With all due respect, Gen. Myers is wrong on both counts. For the US to stay massively in Iraq, occupying a major Arab Muslim country, for very much longer is what will provoke another attack on the US mainland. Gen. John Abizaid, who actually knows the Middle East, warned against a large, long-term occupation of Iraq in spring of 2003 and he was right. As for the WW II analogy, puh-lease. National Socialist Germany and its allies had large, well-equipped armies and occupied all of continental Europe, West and North Africa save Egypt, and (via Japan) Korea, much of China, the Philippines, Vietnam, Malaysia, Burma, and Indonesia among other territories. The German military was 20 million strong, the Japanese nearly 10 million. Italy's military was 3 million.

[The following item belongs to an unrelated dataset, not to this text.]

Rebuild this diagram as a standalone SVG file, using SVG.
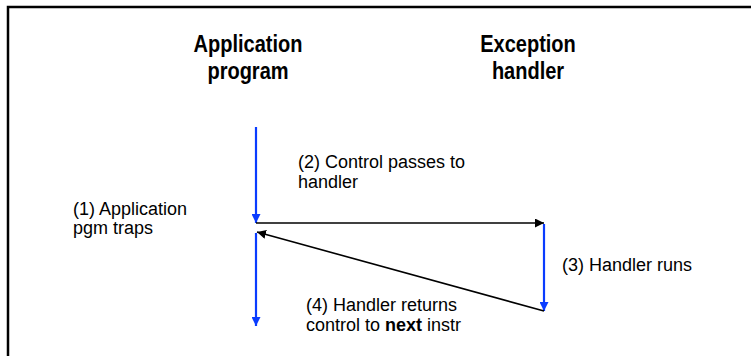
<svg xmlns="http://www.w3.org/2000/svg" width="751" height="356" viewBox="0 0 751 356">
<style>
.title{font-family:"Liberation Sans",Arial,sans-serif;font-size:23px;font-weight:bold;fill:#000;text-anchor:middle}
.lbl{font-family:"Liberation Sans",Arial,sans-serif;font-size:18px;fill:#000}
.blue{stroke:#0a3cff;stroke-width:2.2;fill:none}
.blk{stroke:#000;stroke-width:1.6;fill:none}
</style>
<defs>
<marker id="ab" viewBox="0 0 10 10" refX="10" refY="5" markerWidth="9" markerHeight="9" markerUnits="userSpaceOnUse" orient="auto"><path d="M0,0L10,5L0,10z" fill="#0a3cff"/></marker>
<marker id="ak" viewBox="0 0 10 10" refX="10" refY="5" markerWidth="9" markerHeight="9" markerUnits="userSpaceOnUse" orient="auto"><path d="M0,0L10,5L0,10z" fill="#000"/></marker>
</defs>
<rect x="8" y="7" width="800" height="400" fill="#fff" stroke="#000" stroke-width="2.5"/>
<g id="app-program" transform="translate(248,0) scale(0.87,1)"><text class="title" x="0" y="52">Application</text><text class="title" x="0" y="79">program</text></g>
<g id="exception-handler" transform="translate(528,0) scale(0.87,1)"><text class="title" x="0" y="52">Exception</text><text class="title" x="0" y="79">handler</text></g>
<g id="label1"><text class="lbl" x="73" y="215">(1) Application</text><text class="lbl" x="73" y="234">pgm traps</text></g>
<g id="label2"><text class="lbl" x="298" y="168">(2) Control passes to</text><text class="lbl" x="298" y="188">handler</text></g>
<g id="label3"><text class="lbl" x="562" y="271">(3) Handler runs</text></g>
<g id="label4"><text class="lbl" x="306" y="311">(4) Handler returns</text><text class="lbl" x="306" y="331">control to <tspan font-weight="bold">next</tspan> instr</text></g>
<g id="connectors">
<line class="blue" x1="256" y1="127" x2="256" y2="223" marker-end="url(#ab)"/>
<line class="blk" x1="256" y1="223" x2="544" y2="223" marker-end="url(#ak)"/>
<line class="blue" x1="544" y1="224" x2="544" y2="311" marker-end="url(#ab)"/>
<line class="blk" x1="544" y1="311" x2="257" y2="232" marker-end="url(#ak)"/>
<line class="blue" x1="256" y1="233" x2="256" y2="326" marker-end="url(#ab)"/>
</g>
</svg>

The guerrilla movement in Iraq is typically estimated at around 30,000 strong, though I suspect it is twice that. The total number of persons in the jihadi movement outside Iraq who could and would commit violence such as bombings against the mainland United States is probably in the hundreds, and is at most a couple thousand. They can't even seem to muster more than a couple thousand volunteers to fight the biggest Western incursion into the Muslim world since the Soviet invasion of Aghanistan, which is pretty pitiful if you think about it. I teach World War II in the Middle East, Gen. Myers. This is no World War II.

Jim Lobe covers the debate on a US exit strategy for Iraq. Kudos to Jim for getting my position exactly right and stating it succinctly and clearly.

Ron Kampeas explores the dilemmas of American Zionists who oppose the Iraq war, given an atmosphere in the antiwar movement that tends to see the Israeli occupation of the West Bank as just as objectionable as the US occupation of Iraq. The article is good in recognizing the antiwar attitudes of a majority in the general American Jewish community, which contrasts with the generally hawkish views of the major Jewish lobbies and organizations influential in Washington. Kampeas does not, however, make any distinction between Jews and Zionists, or between those who support Israel and those who support the colonization and annexation of the West Bank.